Give it a few scenes more and it widens again, this time into something closer to a statement about what war does to everyone it touches, the living and the dead.
Three distinct films are competing for the same runtime, and none of them get the space to become whole.
A story that tried to do one of these things well would have hit harder than a story that tries to do all three.
That dilution shows up most clearly in the characters.
Somewhere in the second half, I realised I had lost track of who the female lead actually was. She’s introduced as Jiya. Later she’s called Afsana. At some point a name appears tattooed on an arm that said Mallika Dil Fareb, and I still can’t say for certain which it was. If a film can’t keep me anchored to a character’s name, it has already lost me on her story.
The central love story carries the same disorientation. In their intro scene together, the two leads seem to be meeting for the first time. In the next, they interact like people who have known each other for years. I was never sure what point in their relationship I was watching, which meant I was never sure what I was meant to be rooting for.
![]()
There is one idea buried in this film that could have carried the entire narrative on its own. The women of this family are spoken of as cursed, dying young, one after another, and it’s the reason the opening credits are sung by women rather than played over a title card. That is a devastating premise. It deserved to be the film’s spine. Instead, it surfaces for a few seconds and disappears, treated as texture rather than as the story it clearly wanted to be.
Keenu’s arc suffers from the same instinct to gesture at emotion rather than build it. As a young man, he’s soft, romantic, almost boyish in how he loves. As an old man, his own son resents him for being distant and absent. The film tells us this shift happened. It never shows us why, or what broke in him along the way. I never knew which version of Keenu I was supposed to carry with me, the young man or the old one, and a nonlinear structure that keeps cutting between timelines only widens that gap, not just for the leads but for every character orbiting them.

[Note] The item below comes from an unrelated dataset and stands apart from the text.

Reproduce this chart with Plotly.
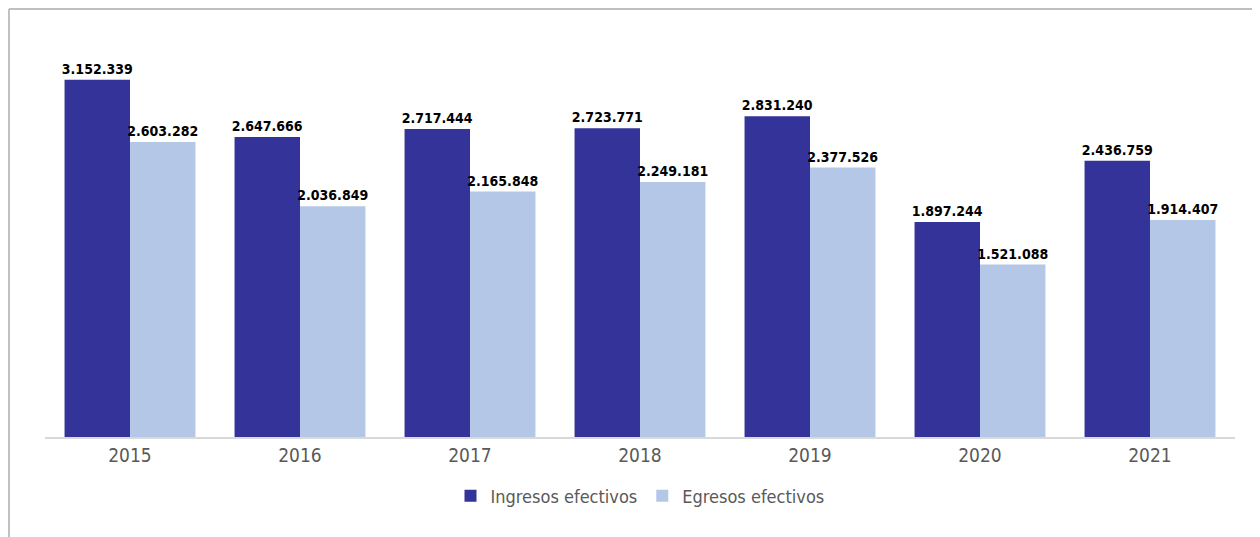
import plotly.graph_objects as go

years = ['2015', '2016', '2017', '2018', '2019', '2020', '2021']
ingresos = [3152339, 2647666, 2717444, 2723771, 2831240, 1897244, 2436759]
egresos = [2603282, 2036849, 2165848, 2249181, 2377526, 1521088, 1914407]


def fmt(v):
    return f'{v:,}'.replace(',', '.')


NARROW = 'Liberation Sans Narrow, Arial Narrow, DejaVu Sans Condensed, sans-serif'
label_font = dict(family=NARROW, size=14, color='#000000', weight='bold')

fig = go.Figure()
fig.add_trace(go.Bar(
    x=years, y=ingresos, name='Ingresos efectivos',
    marker_color='#333399', marker_line_width=0,
    text=[fmt(v) for v in ingresos], textposition='outside',
    textfont=label_font, constraintext='none', cliponaxis=False,
))
fig.add_trace(go.Bar(
    x=years, y=egresos, name='Egresos efectivos',
    marker_color='#B4C7E7', marker_line_width=0,
    text=[fmt(v) for v in egresos], textposition='outside',
    textfont=label_font, constraintext='none', cliponaxis=False,
))

# outer frame of the chart (cut off at right and bottom)
fig.add_shape(type='line', xref='paper', yref='paper',
              x0=-0.0303, x1=-0.0303, y0=1.049, y1=-0.4,
              line=dict(color='#BFBFBF', width=2))
fig.add_shape(type='line', xref='paper', yref='paper',
              x0=-0.0303, x1=1.1, y0=1.049, y1=1.049,
              line=dict(color='#BFBFBF', width=2))

fig.update_layout(
    width=1252, height=529,
    margin=dict(l=37, r=25, t=21, b=100),
    plot_bgcolor='white', paper_bgcolor='white',
    barmode='group', bargap=0.23, bargroupgap=0,
    xaxis=dict(showline=True, linecolor='#D9D9D9', linewidth=1.5,
               ticks='', tickfont=dict(family=NARROW, size=19, color='#595959')),
    yaxis=dict(range=[0, 3600000], visible=False, showgrid=False),
    legend=dict(orientation='h', x=0.5, xanchor='center', y=-0.145, yanchor='middle',
                font=dict(family=NARROW, size=18, color='#595959'),
                itemwidth=30, traceorder='normal'),
    showlegend=True,
)

fig.write_html('out.html')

And yet, the ending lands almost entirely because of Naseeruddin Shah.
![]()
His mannerisms carry decades of grief, an unfulfilled love, and a mind slowly losing its grip, all at the same time, without a single line needing to explain any of it. He is the reason I cried in that theatre. Take his performance out of this film and I don’t think it has a heartbeat left.
What stays with me isn’t that ‘Main Vaapas Aaunga’ is a bad film. It’s that it had the material for a genuinely great one, three times over, and chose to attempt all three rather than commit to one.
A love story during partition.
A story about the families partition tore apart.
A story about what war leaves behind long after the fighting ends.
Any one of these, told fully, would have been the film everyone is currently calling this one. Instead, it holds all three at once, and asks none of them to be whole.